## [What is needed]
Give back the full listing, character for character, with no pictures.

## [Data block]
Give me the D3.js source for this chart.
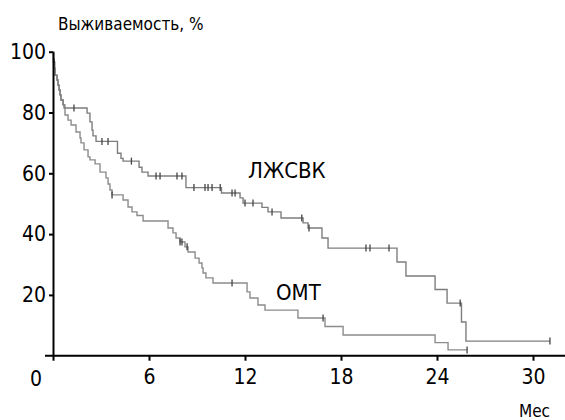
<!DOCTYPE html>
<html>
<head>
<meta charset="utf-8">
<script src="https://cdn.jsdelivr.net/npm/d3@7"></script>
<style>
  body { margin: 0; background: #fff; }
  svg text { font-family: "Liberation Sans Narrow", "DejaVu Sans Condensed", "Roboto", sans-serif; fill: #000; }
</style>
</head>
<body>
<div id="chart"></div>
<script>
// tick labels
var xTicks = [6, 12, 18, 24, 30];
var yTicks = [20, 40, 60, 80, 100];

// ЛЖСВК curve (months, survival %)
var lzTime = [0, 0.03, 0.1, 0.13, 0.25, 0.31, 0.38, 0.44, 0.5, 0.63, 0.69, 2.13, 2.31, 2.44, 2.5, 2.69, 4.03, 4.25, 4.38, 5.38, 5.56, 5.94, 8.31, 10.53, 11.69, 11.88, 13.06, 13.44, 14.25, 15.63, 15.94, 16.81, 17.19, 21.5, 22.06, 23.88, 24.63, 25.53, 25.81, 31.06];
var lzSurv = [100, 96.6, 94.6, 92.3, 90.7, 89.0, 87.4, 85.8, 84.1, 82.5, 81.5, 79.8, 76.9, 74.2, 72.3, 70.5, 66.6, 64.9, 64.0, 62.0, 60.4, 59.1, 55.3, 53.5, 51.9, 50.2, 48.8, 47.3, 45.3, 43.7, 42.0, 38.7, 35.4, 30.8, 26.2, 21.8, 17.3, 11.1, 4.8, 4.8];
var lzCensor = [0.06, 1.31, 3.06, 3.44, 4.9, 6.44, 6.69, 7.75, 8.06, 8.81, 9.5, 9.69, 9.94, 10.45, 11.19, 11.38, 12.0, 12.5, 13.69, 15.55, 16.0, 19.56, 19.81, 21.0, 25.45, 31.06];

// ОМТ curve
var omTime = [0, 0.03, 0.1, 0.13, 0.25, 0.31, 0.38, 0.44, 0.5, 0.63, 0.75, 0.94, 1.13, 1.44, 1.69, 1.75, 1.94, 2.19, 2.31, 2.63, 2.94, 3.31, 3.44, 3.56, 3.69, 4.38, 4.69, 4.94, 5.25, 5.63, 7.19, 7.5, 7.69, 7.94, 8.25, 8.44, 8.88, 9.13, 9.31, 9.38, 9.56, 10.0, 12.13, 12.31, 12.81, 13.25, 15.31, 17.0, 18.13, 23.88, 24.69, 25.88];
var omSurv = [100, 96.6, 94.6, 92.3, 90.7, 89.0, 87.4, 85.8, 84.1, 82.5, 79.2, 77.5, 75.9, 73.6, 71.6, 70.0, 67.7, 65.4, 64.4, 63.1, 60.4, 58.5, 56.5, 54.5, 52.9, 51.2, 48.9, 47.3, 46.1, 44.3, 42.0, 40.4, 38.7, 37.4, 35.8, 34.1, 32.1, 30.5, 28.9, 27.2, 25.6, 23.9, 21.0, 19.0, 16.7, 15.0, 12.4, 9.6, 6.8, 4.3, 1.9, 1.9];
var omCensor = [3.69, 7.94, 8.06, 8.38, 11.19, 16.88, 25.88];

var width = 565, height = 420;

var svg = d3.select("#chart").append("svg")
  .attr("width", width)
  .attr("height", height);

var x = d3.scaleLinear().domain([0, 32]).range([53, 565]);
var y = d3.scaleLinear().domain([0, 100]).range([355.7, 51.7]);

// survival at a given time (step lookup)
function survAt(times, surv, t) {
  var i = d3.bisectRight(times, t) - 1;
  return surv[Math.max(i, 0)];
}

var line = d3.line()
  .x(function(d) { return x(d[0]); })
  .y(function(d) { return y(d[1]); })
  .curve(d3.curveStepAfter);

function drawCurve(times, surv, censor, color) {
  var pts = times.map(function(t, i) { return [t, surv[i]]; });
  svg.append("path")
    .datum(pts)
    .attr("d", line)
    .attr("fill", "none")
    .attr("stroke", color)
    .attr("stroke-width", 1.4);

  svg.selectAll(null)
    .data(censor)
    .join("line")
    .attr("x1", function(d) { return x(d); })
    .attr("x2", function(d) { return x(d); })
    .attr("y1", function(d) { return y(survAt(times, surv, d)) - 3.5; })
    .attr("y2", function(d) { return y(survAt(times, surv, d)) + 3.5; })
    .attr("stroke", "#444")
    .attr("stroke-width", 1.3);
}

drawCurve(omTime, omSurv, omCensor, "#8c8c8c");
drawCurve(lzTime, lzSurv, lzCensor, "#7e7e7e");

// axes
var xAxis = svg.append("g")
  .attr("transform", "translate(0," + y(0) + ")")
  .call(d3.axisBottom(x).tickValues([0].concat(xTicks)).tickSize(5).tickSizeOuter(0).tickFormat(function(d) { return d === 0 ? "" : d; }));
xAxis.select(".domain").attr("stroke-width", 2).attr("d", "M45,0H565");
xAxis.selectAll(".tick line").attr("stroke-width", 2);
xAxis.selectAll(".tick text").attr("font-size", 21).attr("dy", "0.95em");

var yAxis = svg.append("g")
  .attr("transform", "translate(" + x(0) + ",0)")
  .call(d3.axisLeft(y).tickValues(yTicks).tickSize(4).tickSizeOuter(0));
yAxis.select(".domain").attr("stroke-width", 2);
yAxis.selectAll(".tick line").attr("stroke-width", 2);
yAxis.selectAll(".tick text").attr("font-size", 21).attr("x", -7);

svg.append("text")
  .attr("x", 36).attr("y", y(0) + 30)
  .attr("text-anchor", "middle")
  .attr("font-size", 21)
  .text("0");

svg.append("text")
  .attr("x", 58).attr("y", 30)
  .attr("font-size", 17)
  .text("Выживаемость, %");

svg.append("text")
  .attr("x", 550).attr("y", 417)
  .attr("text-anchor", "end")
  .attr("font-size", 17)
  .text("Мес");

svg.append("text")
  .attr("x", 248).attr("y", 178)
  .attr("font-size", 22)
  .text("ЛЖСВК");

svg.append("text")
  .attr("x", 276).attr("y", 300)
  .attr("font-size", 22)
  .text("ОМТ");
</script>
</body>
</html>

## [Solved exercise]
Give me the D3.js source for this chart.
<!DOCTYPE html>
<html>
<head>
<meta charset="utf-8">
<script src="https://cdn.jsdelivr.net/npm/d3@7"></script>
<style>
  body { margin: 0; background: #fff; }
  svg text { font-family: "Liberation Sans Narrow", "DejaVu Sans Condensed", "Roboto", sans-serif; fill: #000; }
</style>
</head>
<body>
<div id="chart"></div>
<script>
// tick labels
var xTicks = [6, 12, 18, 24, 30];
var yTicks = [20, 40, 60, 80, 100];

// ЛЖСВК curve (months, survival %)
var lzTime = [0, 0.03, 0.1, 0.13, 0.25, 0.31, 0.38, 0.44, 0.5, 0.63, 0.69, 2.13, 2.31, 2.44, 2.5, 2.69, 4.03, 4.25, 4.38, 5.38, 5.56, 5.94, 8.31, 10.53, 11.69, 11.88, 13.06, 13.44, 14.25, 15.63, 15.94, 16.81, 17.19, 21.5, 22.06, 23.88, 24.63, 25.53, 25.81, 31.06];
var lzSurv = [100, 96.6, 94.6, 92.3, 90.7, 89.0, 87.4, 85.8, 84.1, 82.5, 81.5, 79.8, 76.9, 74.2, 72.3, 70.5, 66.6, 64.9, 64.0, 62.0, 60.4, 59.1, 55.3, 53.5, 51.9, 50.2, 48.8, 47.3, 45.3, 43.7, 42.0, 38.7, 35.4, 30.8, 26.2, 21.8, 17.3, 11.1, 4.8, 4.8];
var lzCensor = [0.06, 1.31, 3.06, 3.44, 4.9, 6.44, 6.69, 7.75, 8.06, 8.81, 9.5, 9.69, 9.94, 10.45, 11.19, 11.38, 12.0, 12.5, 13.69, 15.55, 16.0, 19.56, 19.81, 21.0, 25.45, 31.06];

// ОМТ curve
var omTime = [0, 0.03, 0.1, 0.13, 0.25, 0.31, 0.38, 0.44, 0.5, 0.63, 0.75, 0.94, 1.13, 1.44, 1.69, 1.75, 1.94, 2.19, 2.31, 2.63, 2.94, 3.31, 3.44, 3.56, 3.69, 4.38, 4.69, 4.94, 5.25, 5.63, 7.19, 7.5, 7.69, 7.94, 8.25, 8.44, 8.88, 9.13, 9.31, 9.38, 9.56, 10.0, 12.13, 12.31, 12.81, 13.25, 15.31, 17.0, 18.13, 23.88, 24.69, 25.88];
var omSurv = [100, 96.6, 94.6, 92.3, 90.7, 89.0, 87.4, 85.8, 84.1, 82.5, 79.2, 77.5, 75.9, 73.6, 71.6, 70.0, 67.7, 65.4, 64.4, 63.1, 60.4, 58.5, 56.5, 54.5, 52.9, 51.2, 48.9, 47.3, 46.1, 44.3, 42.0, 40.4, 38.7, 37.4, 35.8, 34.1, 32.1, 30.5, 28.9, 27.2, 25.6, 23.9, 21.0, 19.0, 16.7, 15.0, 12.4, 9.6, 6.8, 4.3, 1.9, 1.9];
var omCensor = [3.69, 7.94, 8.06, 8.38, 11.19, 16.88, 25.88];

var width = 565, height = 420;

var svg = d3.select("#chart").append("svg")
  .attr("width", width)
  .attr("height", height);

var x = d3.scaleLinear().domain([0, 32]).range([53, 565]);
var y = d3.scaleLinear().domain([0, 100]).range([355.7, 51.7]);

// survival at a given time (step lookup)
function survAt(times, surv, t) {
  var i = d3.bisectRight(times, t) - 1;
  return surv[Math.max(i, 0)];
}

var line = d3.line()
  .x(function(d) { return x(d[0]); })
  .y(function(d) { return y(d[1]); })
  .curve(d3.curveStepAfter);

function drawCurve(times, surv, censor, color) {
  var pts = times.map(function(t, i) { return [t, surv[i]]; });
  svg.append("path")
    .datum(pts)
    .attr("d", line)
    .attr("fill", "none")
    .attr("stroke", color)
    .attr("stroke-width", 1.4);

  svg.selectAll(null)
    .data(censor)
    .join("line")
    .attr("x1", function(d) { return x(d); })
    .attr("x2", function(d) { return x(d); })
    .attr("y1", function(d) { return y(survAt(times, surv, d)) - 3.5; })
    .attr("y2", function(d) { return y(survAt(times, surv, d)) + 3.5; })
    .attr("stroke", "#444")
    .attr("stroke-width", 1.3);
}

drawCurve(omTime, omSurv, omCensor, "#8c8c8c");
drawCurve(lzTime, lzSurv, lzCensor, "#7e7e7e");

// axes
var xAxis = svg.append("g")
  .attr("transform", "translate(0," + y(0) + ")")
  .call(d3.axisBottom(x).tickValues([0].concat(xTicks)).tickSize(5).tickSizeOuter(0).tickFormat(function(d) { return d === 0 ? "" : d; }));
xAxis.select(".domain").attr("stroke-width", 2).attr("d", "M45,0H565");
xAxis.selectAll(".tick line").attr("stroke-width", 2);
xAxis.selectAll(".tick text").attr("font-size", 21).attr("dy", "0.95em");

var yAxis = svg.append("g")
  .attr("transform", "translate(" + x(0) + ",0)")
  .call(d3.axisLeft(y).tickValues(yTicks).tickSize(4).tickSizeOuter(0));
yAxis.select(".domain").attr("stroke-width", 2);
yAxis.selectAll(".tick line").attr("stroke-width", 2);
yAxis.selectAll(".tick text").attr("font-size", 21).attr("x", -7);

svg.append("text")
  .attr("x", 36).attr("y", y(0) + 30)
  .attr("text-anchor", "middle")
  .attr("font-size", 21)
  .text("0");

svg.append("text")
  .attr("x", 58).attr("y", 30)
  .attr("font-size", 17)
  .text("Выживаемость, %");

svg.append("text")
  .attr("x", 550).attr("y", 417)
  .attr("text-anchor", "end")
  .attr("font-size", 17)
  .text("Мес");

svg.append("text")
  .attr("x", 248).attr("y", 178)
  .attr("font-size", 22)
  .text("ЛЖСВК");

svg.append("text")
  .attr("x", 276).attr("y", 300)
  .attr("font-size", 22)
  .text("ОМТ");
</script>
</body>
</html>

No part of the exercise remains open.